Cascade ($\Xi^0$) Baryon Spectroscopy in the Relativistic Framework of Independent Quark Model

TL;DR

This paper models the spectroscopy of the $\\Xi^0$ baryon using a relativistic independent quark framework, calculating mass spectra, magnetic moments, and decay properties, and confirming resonance quantum numbers through Regge trajectories.

Contribution

It introduces a relativistic independent quark model with a specific potential form to analyze $\\Xi^0$ baryon spectra and properties, providing new predictions and resonance quantum number confirmations.

Findings

Calculated mass spectra for high excitations match experimental data.

Confirmed quantum numbers of known resonances via Regge trajectories.
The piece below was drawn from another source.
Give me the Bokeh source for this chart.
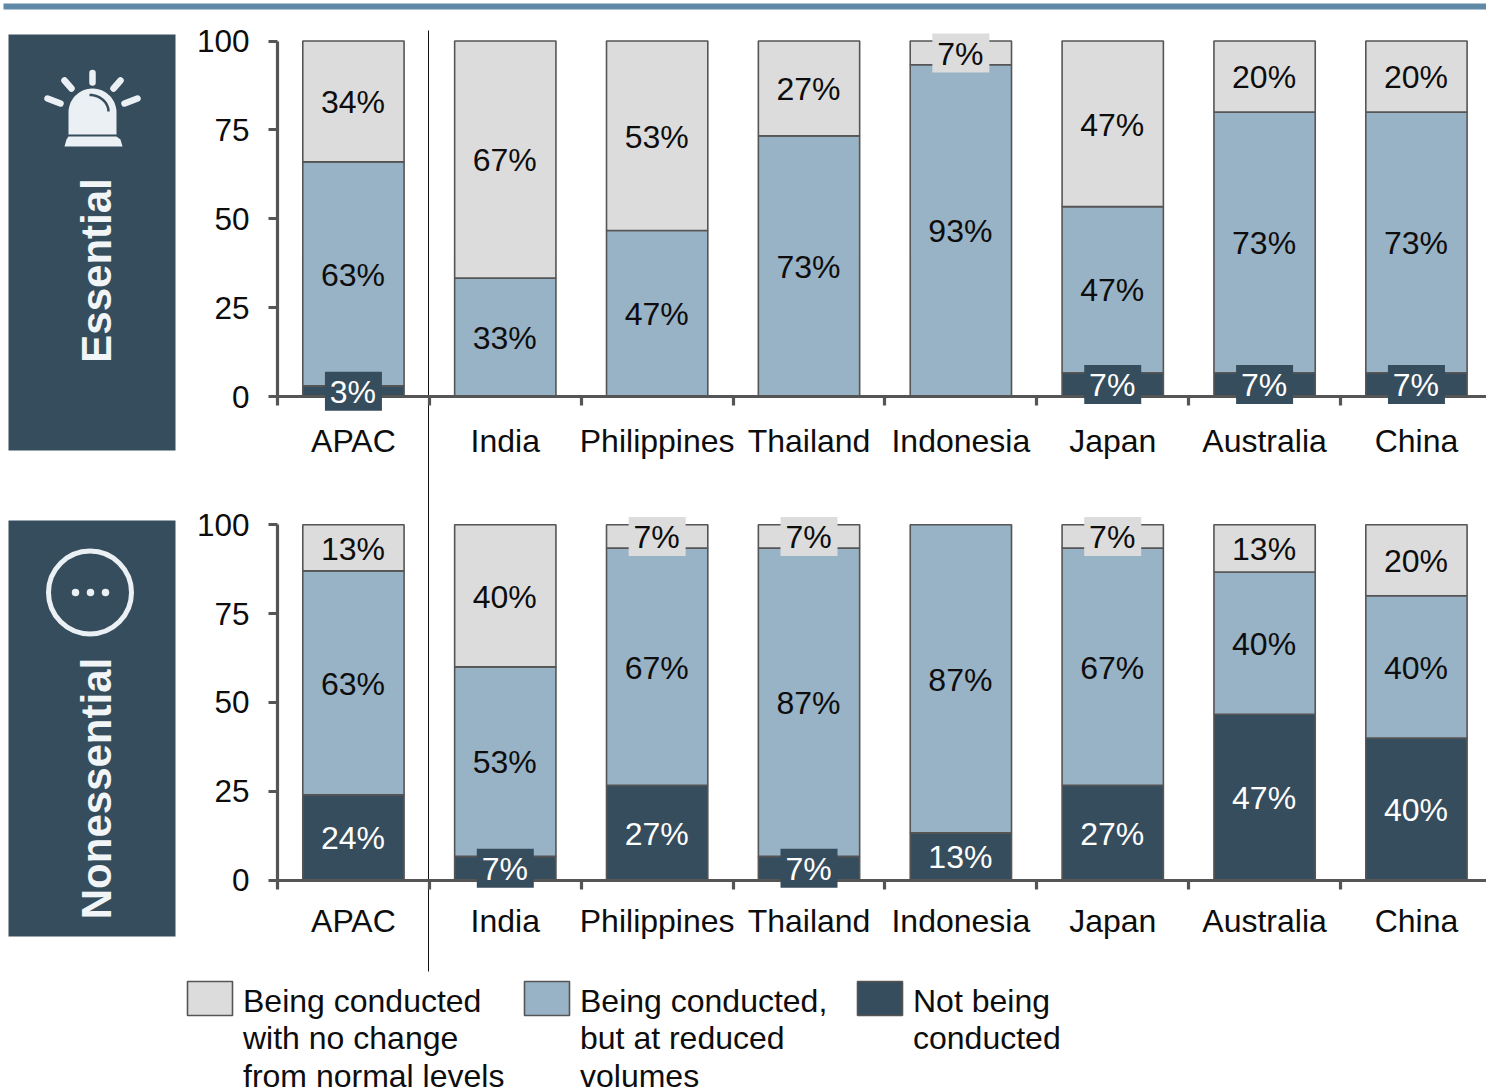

Predicted quantum numbers and decay properties for less established resonances.

Abstract

The spectroscopy of $\Xi^0$ is performed within the relativistic framework of independent quark model. The equal mixture of scalar and vector components in the potential having Martin-like form is considered for the confinement. With the suitable potential parameters for $\Xi^0$, mass spectra for high radial and orbital excitation is calculated. The experimentally observed values of ground state magnetic moment, branching ratios and asymmetry parameters for radiative weak decays, $\Xi^{0}\rightarrow\Lambda^{0} + \gamma^{0}$ \& $\Xi^{0}\rightarrow\Sigma^{0} + \gamma^{0}$ are obtained to validate the model. The spin parity of experimentally known resonances like $\Xi(1530)$, $\Xi(1820)$, \& $\Xi(2030)$ are confirmed through the Regge trajectories in $(J,M^2)$ plane. The spin pa+rity of $\Xi(1950)$, $\Xi(2130)$, \& $\Xi(2250)$ are predicted using those Regge trajectories. The radiative decay width and magnetic moment of first resonance is also predicted.